*AIM:* Set the listing down again exactly, please, apart from its pictures.

*DATA PROVIDED:*
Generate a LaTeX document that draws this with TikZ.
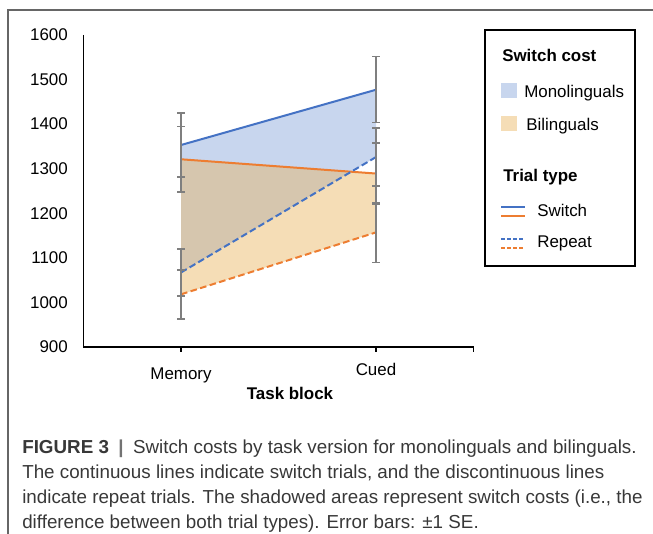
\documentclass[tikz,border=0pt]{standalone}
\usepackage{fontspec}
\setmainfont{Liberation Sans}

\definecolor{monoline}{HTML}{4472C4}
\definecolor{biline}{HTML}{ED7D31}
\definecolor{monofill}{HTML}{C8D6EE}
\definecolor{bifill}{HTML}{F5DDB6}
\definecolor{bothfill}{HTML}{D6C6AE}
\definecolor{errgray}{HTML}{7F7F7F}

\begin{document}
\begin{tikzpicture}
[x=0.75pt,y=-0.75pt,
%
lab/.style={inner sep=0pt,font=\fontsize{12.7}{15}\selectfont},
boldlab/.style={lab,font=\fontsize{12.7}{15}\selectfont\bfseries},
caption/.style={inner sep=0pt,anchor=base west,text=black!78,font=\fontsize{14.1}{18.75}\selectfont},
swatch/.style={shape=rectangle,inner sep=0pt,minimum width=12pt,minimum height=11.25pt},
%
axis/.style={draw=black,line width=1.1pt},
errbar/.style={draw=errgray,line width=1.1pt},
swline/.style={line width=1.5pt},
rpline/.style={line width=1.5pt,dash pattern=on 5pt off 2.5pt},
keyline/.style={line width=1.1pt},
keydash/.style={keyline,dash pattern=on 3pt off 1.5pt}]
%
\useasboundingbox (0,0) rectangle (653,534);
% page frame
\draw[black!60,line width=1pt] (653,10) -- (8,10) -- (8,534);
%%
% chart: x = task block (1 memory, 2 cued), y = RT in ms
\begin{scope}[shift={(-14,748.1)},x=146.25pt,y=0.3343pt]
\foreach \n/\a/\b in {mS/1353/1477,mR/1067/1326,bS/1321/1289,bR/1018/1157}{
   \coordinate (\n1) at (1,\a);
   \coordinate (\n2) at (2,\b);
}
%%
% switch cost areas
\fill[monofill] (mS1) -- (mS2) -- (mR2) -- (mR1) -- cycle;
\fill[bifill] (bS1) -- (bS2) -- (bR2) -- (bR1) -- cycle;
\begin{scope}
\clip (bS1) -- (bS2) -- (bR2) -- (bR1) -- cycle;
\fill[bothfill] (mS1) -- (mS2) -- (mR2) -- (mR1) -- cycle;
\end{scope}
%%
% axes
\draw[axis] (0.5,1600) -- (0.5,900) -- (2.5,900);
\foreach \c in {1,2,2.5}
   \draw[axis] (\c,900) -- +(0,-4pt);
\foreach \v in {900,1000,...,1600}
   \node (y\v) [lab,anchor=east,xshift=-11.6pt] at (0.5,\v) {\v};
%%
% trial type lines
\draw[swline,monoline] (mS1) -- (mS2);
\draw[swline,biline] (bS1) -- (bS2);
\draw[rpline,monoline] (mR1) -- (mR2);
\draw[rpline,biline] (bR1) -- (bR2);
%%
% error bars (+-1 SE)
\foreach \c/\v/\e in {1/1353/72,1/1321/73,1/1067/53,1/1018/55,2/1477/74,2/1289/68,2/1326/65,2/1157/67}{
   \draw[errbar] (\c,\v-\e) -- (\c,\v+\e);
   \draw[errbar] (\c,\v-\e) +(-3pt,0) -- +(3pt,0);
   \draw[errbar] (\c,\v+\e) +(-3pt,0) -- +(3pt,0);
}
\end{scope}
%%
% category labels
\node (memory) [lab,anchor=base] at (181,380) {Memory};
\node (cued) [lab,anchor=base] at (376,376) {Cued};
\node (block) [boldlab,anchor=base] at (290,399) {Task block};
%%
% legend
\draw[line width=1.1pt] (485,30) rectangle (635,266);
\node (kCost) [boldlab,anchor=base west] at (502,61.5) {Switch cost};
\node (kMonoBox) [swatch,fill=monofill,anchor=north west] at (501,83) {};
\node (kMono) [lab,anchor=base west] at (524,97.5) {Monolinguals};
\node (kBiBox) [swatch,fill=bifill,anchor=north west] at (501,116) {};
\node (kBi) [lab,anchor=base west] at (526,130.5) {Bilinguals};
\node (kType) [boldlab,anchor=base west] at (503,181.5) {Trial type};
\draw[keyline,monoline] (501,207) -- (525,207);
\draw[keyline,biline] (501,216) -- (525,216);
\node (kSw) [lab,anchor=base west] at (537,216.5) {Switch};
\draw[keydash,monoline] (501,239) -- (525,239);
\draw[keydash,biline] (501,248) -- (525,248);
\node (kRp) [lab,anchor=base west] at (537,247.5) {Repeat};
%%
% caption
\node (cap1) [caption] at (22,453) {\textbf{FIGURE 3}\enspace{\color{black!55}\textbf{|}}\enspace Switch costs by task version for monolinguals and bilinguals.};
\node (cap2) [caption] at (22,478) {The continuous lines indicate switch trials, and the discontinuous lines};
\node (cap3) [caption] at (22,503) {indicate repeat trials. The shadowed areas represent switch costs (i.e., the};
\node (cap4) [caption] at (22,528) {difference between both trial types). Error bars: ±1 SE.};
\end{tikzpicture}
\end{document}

*EXPECTED ANSWER:*
Generate a LaTeX document that draws this with TikZ.
\documentclass[tikz,border=0pt]{standalone}
\usepackage{fontspec}
\setmainfont{Liberation Sans}

\definecolor{monoline}{HTML}{4472C4}
\definecolor{biline}{HTML}{ED7D31}
\definecolor{monofill}{HTML}{C8D6EE}
\definecolor{bifill}{HTML}{F5DDB6}
\definecolor{bothfill}{HTML}{D6C6AE}
\definecolor{errgray}{HTML}{7F7F7F}

\begin{document}
\begin{tikzpicture}
[x=0.75pt,y=-0.75pt,
%
lab/.style={inner sep=0pt,font=\fontsize{12.7}{15}\selectfont},
boldlab/.style={lab,font=\fontsize{12.7}{15}\selectfont\bfseries},
caption/.style={inner sep=0pt,anchor=base west,text=black!78,font=\fontsize{14.1}{18.75}\selectfont},
swatch/.style={shape=rectangle,inner sep=0pt,minimum width=12pt,minimum height=11.25pt},
%
axis/.style={draw=black,line width=1.1pt},
errbar/.style={draw=errgray,line width=1.1pt},
swline/.style={line width=1.5pt},
rpline/.style={line width=1.5pt,dash pattern=on 5pt off 2.5pt},
keyline/.style={line width=1.1pt},
keydash/.style={keyline,dash pattern=on 3pt off 1.5pt}]
%
\useasboundingbox (0,0) rectangle (653,534);
% page frame
\draw[black!60,line width=1pt] (653,10) -- (8,10) -- (8,534);
%%
% chart: x = task block (1 memory, 2 cued), y = RT in ms
\begin{scope}[shift={(-14,748.1)},x=146.25pt,y=0.3343pt]
\foreach \n/\a/\b in {mS/1353/1477,mR/1067/1326,bS/1321/1289,bR/1018/1157}{
   \coordinate (\n1) at (1,\a);
   \coordinate (\n2) at (2,\b);
}
%%
% switch cost areas
\fill[monofill] (mS1) -- (mS2) -- (mR2) -- (mR1) -- cycle;
\fill[bifill] (bS1) -- (bS2) -- (bR2) -- (bR1) -- cycle;
\begin{scope}
\clip (bS1) -- (bS2) -- (bR2) -- (bR1) -- cycle;
\fill[bothfill] (mS1) -- (mS2) -- (mR2) -- (mR1) -- cycle;
\end{scope}
%%
% axes
\draw[axis] (0.5,1600) -- (0.5,900) -- (2.5,900);
\foreach \c in {1,2,2.5}
   \draw[axis] (\c,900) -- +(0,-4pt);
\foreach \v in {900,1000,...,1600}
   \node (y\v) [lab,anchor=east,xshift=-11.6pt] at (0.5,\v) {\v};
%%
% trial type lines
\draw[swline,monoline] (mS1) -- (mS2);
\draw[swline,biline] (bS1) -- (bS2);
\draw[rpline,monoline] (mR1) -- (mR2);
\draw[rpline,biline] (bR1) -- (bR2);
%%
% error bars (+-1 SE)
\foreach \c/\v/\e in {1/1353/72,1/1321/73,1/1067/53,1/1018/55,2/1477/74,2/1289/68,2/1326/65,2/1157/67}{
   \draw[errbar] (\c,\v-\e) -- (\c,\v+\e);
   \draw[errbar] (\c,\v-\e) +(-3pt,0) -- +(3pt,0);
   \draw[errbar] (\c,\v+\e) +(-3pt,0) -- +(3pt,0);
}
\end{scope}
%%
% category labels
\node (memory) [lab,anchor=base] at (181,380) {Memory};
\node (cued) [lab,anchor=base] at (376,376) {Cued};
\node (block) [boldlab,anchor=base] at (290,399) {Task block};
%%
% legend
\draw[line width=1.1pt] (485,30) rectangle (635,266);
\node (kCost) [boldlab,anchor=base west] at (502,61.5) {Switch cost};
\node (kMonoBox) [swatch,fill=monofill,anchor=north west] at (501,83) {};
\node (kMono) [lab,anchor=base west] at (524,97.5) {Monolinguals};
\node (kBiBox) [swatch,fill=bifill,anchor=north west] at (501,116) {};
\node (kBi) [lab,anchor=base west] at (526,130.5) {Bilinguals};
\node (kType) [boldlab,anchor=base west] at (503,181.5) {Trial type};
\draw[keyline,monoline] (501,207) -- (525,207);
\draw[keyline,biline] (501,216) -- (525,216);
\node (kSw) [lab,anchor=base west] at (537,216.5) {Switch};
\draw[keydash,monoline] (501,239) -- (525,239);
\draw[keydash,biline] (501,248) -- (525,248);
\node (kRp) [lab,anchor=base west] at (537,247.5) {Repeat};
%%
% caption
\node (cap1) [caption] at (22,453) {\textbf{FIGURE 3}\enspace{\color{black!55}\textbf{|}}\enspace Switch costs by task version for monolinguals and bilinguals.};
\node (cap2) [caption] at (22,478) {The continuous lines indicate switch trials, and the discontinuous lines};
\node (cap3) [caption] at (22,503) {indicate repeat trials. The shadowed areas represent switch costs (i.e., the};
\node (cap4) [caption] at (22,528) {difference between both trial types). Error bars: ±1 SE.};
\end{tikzpicture}
\end{document}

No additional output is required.